The solution to this was to develop OPenn. This is, in essence, a refactoring of Penn-in-hand in its absolutely most simple form: as a directory structure in which objects and associated metadata are grouped together. Each level in the directory can be browsed by a human as a web-page with links and images (a system so simple that, apart from the browser-side XLST processing that is going on, there is nothing that couldn’t be accessed via Netscape Navigator or maybe even Lynx). But more importantly, each level can also be accessed by utilities like wget (allowing you to download entirely collections programmatically) or by URL (allowing you to address inidividual files externally). There are no bells and whistles here (there’s not even a search function, though as Dot showed, you can build one in viewshare). There is nothing to maintain, other than paying for the server and your ISP. Directories and files are not even core Internet architecture, they are core computing architecture and not going anywhere any time soon.
But the important thing is that, by reducing their DL to its absolute most simple form, OPenn makes it easier to design almost everything else a user might want. In addition to the search interface, Dot showed us how she had then used external systems and libraries to build different ways of accessing the Schoenberg material–as eBooks, for example, or even through a page turning interface library. In other words, by massively–you’re tempted to think almost irresponsibly–simplifying the core service of their project, OPenn is able to do everything Penn-in-Hand does, and much much more easily.

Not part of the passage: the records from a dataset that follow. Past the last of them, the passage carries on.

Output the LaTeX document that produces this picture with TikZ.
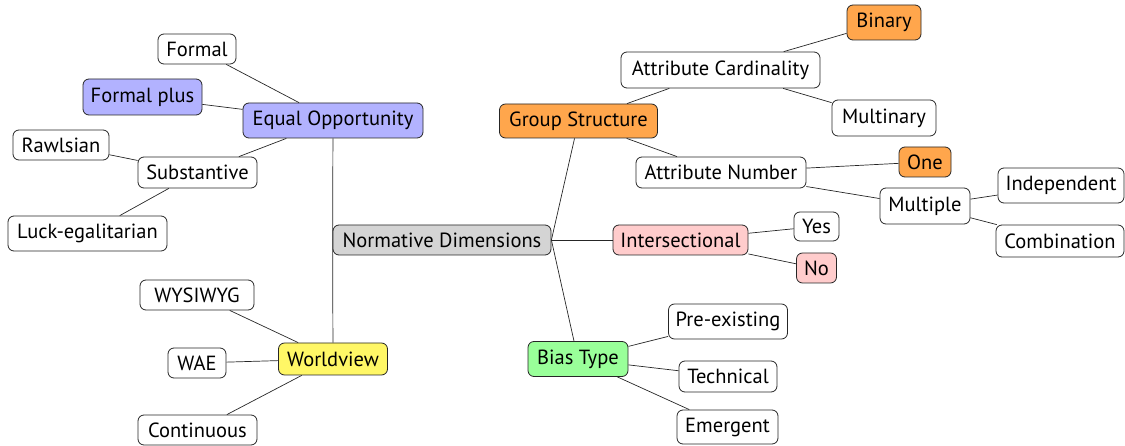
\documentclass[tikz,border=0pt]{standalone}
\usepackage{fontspec}
\setmainfont{PT Sans}
\begin{document}
\begin{tikzpicture}[x=1pt,y=-1pt,
  nd/.style={draw=black!85, rounded corners=6pt, line width=0.8pt, inner sep=0pt,
    font=\fontsize{20.5}{22}\selectfont, fill=white},
  ln/.style={line width=0.7pt, draw=black!85},
  blu/.style={fill=blue!30}, org/.style={fill=orange!70}, pnk/.style={fill=red!20},
  grn/.style={fill=green!40}, yel/.style={fill=yellow!60}, gry/.style={fill=black!17}]
\useasboundingbox (0,0) rectangle (1125,446);
% root
\node[nd,gry,minimum width=218,minimum height=30] (root) at (442,240) {Normative Dimensions};
% left
\node[nd,blu,minimum width=180,minimum height=35] (eo) at (333,120.5) {Equal Opportunity};
\node[nd,minimum width=78,minimum height=30] (formal) at (197,49) {Formal};
\node[nd,blu,minimum width=119,minimum height=36] (fplus) at (142.5,97) {Formal plus};
\node[nd,minimum width=119,minimum height=31] (subst) at (197.5,172.5) {Substantive};
\node[nd,minimum width=96,minimum height=30] (rawls) at (61,145) {Rawlsian};
\node[nd,minimum width=159,minimum height=35] (luck) at (87.5,233.5) {Luck-egalitarian};
\node[nd,yel,minimum width=109,minimum height=32] (world) at (333,359) {Worldview};
\node[nd,minimum width=114,minimum height=30] (wys) at (197,295) {WYSIWYG};
\node[nd,minimum width=58,minimum height=30] (wae) at (197,363) {WAE};
\node[nd,minimum width=119,minimum height=30] (cont) at (197.5,430) {Continuous};
% right
\node[nd,org,minimum width=158,minimum height=34] (gs) at (578.5,121) {Group Structure};
\node[nd,minimum width=199,minimum height=36] (ac) at (720.5,70) {Attribute Cardinality};
\node[nd,org,minimum width=74,minimum height=35] (bin) at (884,22.5) {Binary};
\node[nd,minimum width=104,minimum height=36] (multi) at (884,118) {Multinary};
\node[nd,minimum width=170,minimum height=31] (an) at (721,172.5) {Attribute Number};
\node[nd,org,minimum width=52,minimum height=30] (one) at (925,162) {One};
\node[nd,minimum width=90,minimum height=36] (mult) at (925,206) {Multiple};
\node[nd,minimum width=126,minimum height=35] (ind) at (1061,185.5) {Independent};
\node[nd,minimum width=128,minimum height=32] (comb) at (1060,241) {Combination};
\node[nd,pnk,minimum width=135,minimum height=30] (inter) at (680.5,240) {Intersectional};
\node[nd,minimum width=45,minimum height=29] (yes) at (816.5,226.5) {Yes};
\node[nd,pnk,minimum width=40,minimum height=30] (no) at (816.5,268) {No};
\node[nd,grn,minimum width=100,minimum height=35] (bias) at (578,359) {Bias Type};
\node[nd,minimum width=119,minimum height=35] (pre) at (728,321.5) {Pre-existing};
\node[nd,minimum width=98,minimum height=31] (tech) at (728,376.5) {Technical};
\node[nd,minimum width=101,minimum height=34] (emer) at (727.5,427) {Emergent};
% edges
\draw[ln] (root.west) -- (eo);
\draw[ln] (root.west) -- (world);
\draw[ln] (root.east) -- (gs);
\draw[ln] (root.east) -- (inter);
\draw[ln] (root.east) -- (bias);
\draw[ln] (eo) -- (formal);
\draw[ln] (eo) -- (fplus);
\draw[ln] (eo) -- (subst);
\draw[ln] (subst) -- (rawls);
\draw[ln] (subst) -- (luck);
\draw[ln] (world) -- (wys);
\draw[ln] (world) -- (wae);
\draw[ln] (world) -- (cont);
\draw[ln] (gs) -- (ac);
\draw[ln] (gs) -- (an);
\draw[ln] (ac) -- (bin);
\draw[ln] (ac) -- (multi);
\draw[ln] (an) -- (one);
\draw[ln] (an) -- (mult);
\draw[ln] (mult) -- (ind);
\draw[ln] (mult) -- (comb);
\draw[ln] (inter) -- (yes);
\draw[ln] (inter) -- (no);
\draw[ln] (bias) -- (pre);
\draw[ln] (bias) -- (tech);
\draw[ln] (bias) -- (emer);
\end{tikzpicture}
\end{document}
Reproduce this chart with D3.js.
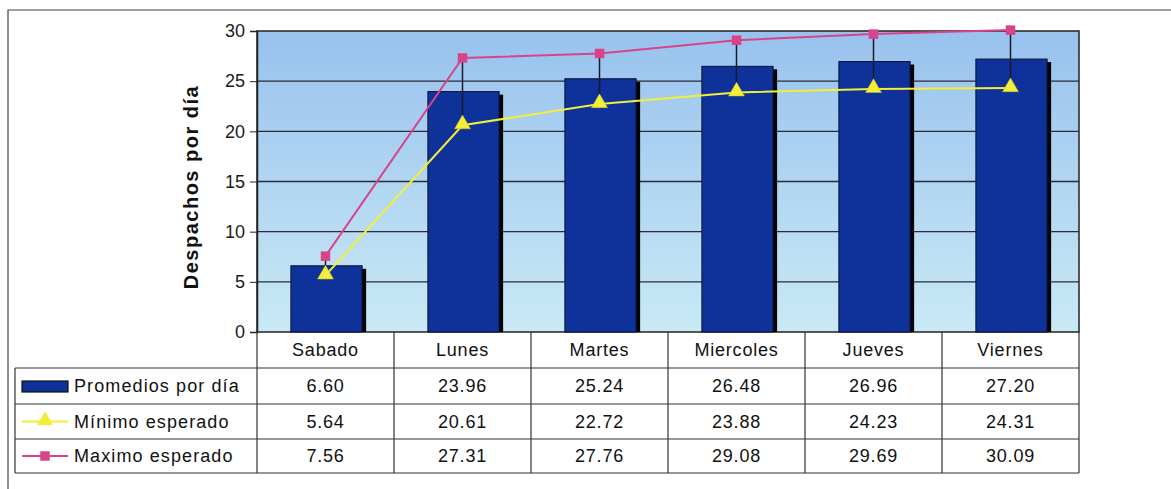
<!DOCTYPE html>
<html>
<head>
<meta charset="utf-8">
<script src="https://cdn.jsdelivr.net/npm/d3@7"></script>
<style>
  body { margin: 0; background: #fff; }
  text { font-family: Arial, "Liberation Sans", sans-serif; }
</style>
</head>
<body>
<div id="chart"></div>
<script>
const dias     = ['Sabado', 'Lunes', 'Martes', 'Miercoles', 'Jueves', 'Viernes'];
const promedio = [6.60, 23.96, 25.24, 26.48, 26.96, 27.20];
const minimo   = [5.64, 20.61, 22.72, 23.88, 24.23, 24.31];
const maximo   = [7.56, 27.31, 27.76, 29.08, 29.69, 30.09];
const yTicks   = [0, 5, 10, 15, 20, 25, 30];
const seriesNames = ['Promedios por día', 'Mínimo esperado', 'Maximo esperado'];

const W = 1171, H = 489;
const plot = {left: 257, right: 1079, top: 31, bottom: 332};
const rowH = [36, 36, 35, 34];
const legendLeft = 15;
const fs = 18;

const svg = d3.select('#chart').append('svg')
  .attr('width', W)
  .attr('height', H);

// outer frame (top and left edges visible)
svg.append('path')
  .attr('d', `M8,${H} L8,10 L${W},10`)
  .attr('fill', 'none')
  .attr('stroke', '#444')
  .attr('stroke-width', 1.2);

const x = d3.scaleBand()
  .domain(dias)
  .range([plot.left, plot.right]);

const y = d3.scaleLinear()
  .domain([0, 30])
  .range([plot.bottom, plot.top]);

// plot background gradient
const grad = svg.append('defs').append('linearGradient')
  .attr('id', 'bg-grad')
  .attr('x1', 0).attr('y1', 0).attr('x2', 0).attr('y2', 1);
grad.append('stop').attr('offset', 0).attr('stop-color', '#98c2ee');
grad.append('stop').attr('offset', 1).attr('stop-color', '#c9e9f5');

svg.append('rect')
  .attr('x', plot.left)
  .attr('y', plot.top)
  .attr('width', plot.right - plot.left)
  .attr('height', plot.bottom - plot.top)
  .attr('fill', 'url(#bg-grad)')
  .attr('stroke', '#222')
  .attr('stroke-width', 1.5);

// gridlines
svg.append('g')
  .selectAll('line')
  .data(yTicks.filter(d => d > 0 && d < 30))
  .join('line')
  .attr('x1', plot.left).attr('x2', plot.right)
  .attr('y1', d => y(d)).attr('y2', d => y(d))
  .attr('stroke', '#2a2a3a')
  .attr('stroke-width', 1.3);

// y axis
const yAxis = svg.append('g')
  .attr('transform', `translate(${plot.left},0)`)
  .call(d3.axisLeft(y).tickValues(yTicks).tickSize(7).tickPadding(5));
yAxis.select('.domain').attr('stroke', '#222').attr('stroke-width', 1.5);
yAxis.selectAll('.tick line').attr('stroke', '#222');
yAxis.selectAll('.tick text')
  .attr('font-size', fs)
  .attr('fill', '#1a1a1a')
  .style('font-family', 'Arial, "Liberation Sans", sans-serif');

svg.append('text')
  .attr('transform', `translate(198,187) rotate(-90)`)
  .attr('text-anchor', 'middle')
  .attr('font-size', 20)
  .attr('font-weight', 'bold')
  .attr('letter-spacing', 1.5)
  .attr('fill', '#111')
  .text('Despachos por día');

// bars with shadow
const barW = x.bandwidth() * 0.52;
const barX = d => x(d) + x.bandwidth() / 2 - barW / 2 + 1;

svg.append('g')
  .selectAll('rect')
  .data(dias)
  .join('rect')
  .attr('x', d => barX(d) + 4)
  .attr('y', (d, i) => y(promedio[i]) + 3)
  .attr('width', barW)
  .attr('height', (d, i) => plot.bottom - y(promedio[i]) - 3)
  .attr('fill', '#050505');

svg.append('g')
  .selectAll('rect')
  .data(dias)
  .join('rect')
  .attr('x', d => barX(d))
  .attr('y', (d, i) => y(promedio[i]))
  .attr('width', barW)
  .attr('height', (d, i) => plot.bottom - y(promedio[i]))
  .attr('fill', '#0e3299')
  .attr('stroke', '#0a1030')
  .attr('stroke-width', 1);

const cx = d => x(d) + x.bandwidth() / 2;

// min-max range lines
svg.append('g')
  .selectAll('line')
  .data(dias)
  .join('line')
  .attr('x1', cx).attr('x2', cx)
  .attr('y1', (d, i) => y(minimo[i]))
  .attr('y2', (d, i) => y(maximo[i]))
  .attr('stroke', '#1a1a2a')
  .attr('stroke-width', 1.5);

const line = d3.line()
  .x(d => cx(d[0]))
  .y(d => y(d[1]));

const maxColor = '#d8438a';
const minColor = '#f2ee3a';

svg.append('path')
  .datum(dias.map((d, i) => [d, maximo[i]]))
  .attr('d', line)
  .attr('fill', 'none')
  .attr('stroke', maxColor)
  .attr('stroke-width', 2);

svg.append('path')
  .datum(dias.map((d, i) => [d, minimo[i]]))
  .attr('d', line)
  .attr('fill', 'none')
  .attr('stroke', minColor)
  .attr('stroke-width', 2);

const square = d3.symbol().type(d3.symbolSquare).size(90);
const tri = d3.symbol().type(d3.symbolTriangle).size(110);

svg.append('g')
  .selectAll('path')
  .data(dias)
  .join('path')
  .attr('d', square)
  .attr('transform', (d, i) => `translate(${cx(d)},${y(maximo[i])})`)
  .attr('fill', maxColor);

svg.append('g')
  .selectAll('path')
  .data(dias)
  .join('path')
  .attr('d', tri)
  .attr('transform', (d, i) => `translate(${cx(d)},${y(minimo[i]) - 1})`)
  .attr('fill', minColor)
  .attr('stroke', '#c8c020')
  .attr('stroke-width', 0.5);

// data table
const rowY = [plot.bottom];
rowH.forEach(h => rowY.push(rowY[rowY.length - 1] + h));
const tableBottom = rowY[rowY.length - 1];

const table = svg.append('g').attr('class', 'table');
const tStroke = '#333';

// horizontal lines
[1, 2, 3, 4].forEach(r => {
  table.append('line')
    .attr('x1', legendLeft).attr('x2', plot.right)
    .attr('y1', rowY[r]).attr('y2', rowY[r]);
});

// vertical lines
table.selectAll('.vcol')
  .data(dias.concat(['end']))
  .join('line')
  .attr('class', 'vcol')
  .attr('x1', d => d === 'end' ? plot.right : x(d))
  .attr('x2', d => d === 'end' ? plot.right : x(d))
  .attr('y1', plot.bottom).attr('y2', tableBottom);
table.append('line')
  .attr('x1', legendLeft).attr('x2', legendLeft)
  .attr('y1', rowY[1]).attr('y2', tableBottom);

table.selectAll('line')
  .attr('stroke', tStroke)
  .attr('stroke-width', 1.2);

// header labels
table.selectAll('.hdr')
  .data(dias)
  .join('text')
  .attr('class', 'hdr')
  .attr('x', cx)
  .attr('y', (rowY[0] + rowY[1]) / 2)
  .attr('dy', '.35em')
  .attr('text-anchor', 'middle')
  .attr('font-size', fs)
  .attr('letter-spacing', 0.8)
  .attr('fill', '#111')
  .text(d => d);

const seriesVals = [promedio, minimo, maximo];
seriesVals.forEach((vals, r) => {
  table.selectAll(`.val${r}`)
    .data(dias)
    .join('text')
    .attr('class', `val${r}`)
    .attr('x', cx)
    .attr('y', (rowY[r + 1] + rowY[r + 2]) / 2)
    .attr('dy', '.35em')
    .attr('text-anchor', 'middle')
    .attr('font-size', fs)
    .attr('letter-spacing', 0.8)
    .attr('fill', '#111')
    .text((d, i) => vals[i].toFixed(2));

  table.append('text')
    .attr('x', 74)
    .attr('y', (rowY[r + 1] + rowY[r + 2]) / 2)
    .attr('dy', '.35em')
    .attr('font-size', fs)
    .attr('letter-spacing', 1.1)
    .attr('fill', '#111')
    .text(seriesNames[r]);
});

// legend keys
const k0 = (rowY[1] + rowY[2]) / 2;
table.append('rect')
  .attr('x', 22).attr('y', k0 - 5)
  .attr('width', 46).attr('height', 11)
  .attr('fill', '#0e3299')
  .attr('stroke', '#111')
  .attr('stroke-width', 1.2);

const k1 = (rowY[2] + rowY[3]) / 2;
table.append('line')
  .attr('x1', 22).attr('x2', 68)
  .attr('y1', k1).attr('y2', k1)
  .attr('stroke', minColor).attr('stroke-width', 2);
table.append('path')
  .attr('d', tri)
  .attr('transform', `translate(45,${k1 - 1})`)
  .attr('fill', minColor);

const k2 = (rowY[3] + rowY[4]) / 2;
table.append('line')
  .attr('x1', 22).attr('x2', 68)
  .attr('y1', k2).attr('y2', k2)
  .attr('stroke', maxColor).attr('stroke-width', 2);
table.append('path')
  .attr('d', square)
  .attr('transform', `translate(45,${k2})`)
  .attr('fill', maxColor);
</script>
</body>
</html>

So this, I think, is where we have to go with the Visionary Cross. To focus on the core aspects of our content–metadata, curation, content, and high quality objects–and present this to potential users (and our various subprojects) in as simple a fashion as possible: in a way that focusses purely on making the data available in a responsible fashion and ignores all questions of interface, tools, and other things we commonly consider when we think of “digital editions,” in order to do a good job of delivering the data in a form that others can use more easily for their own projects.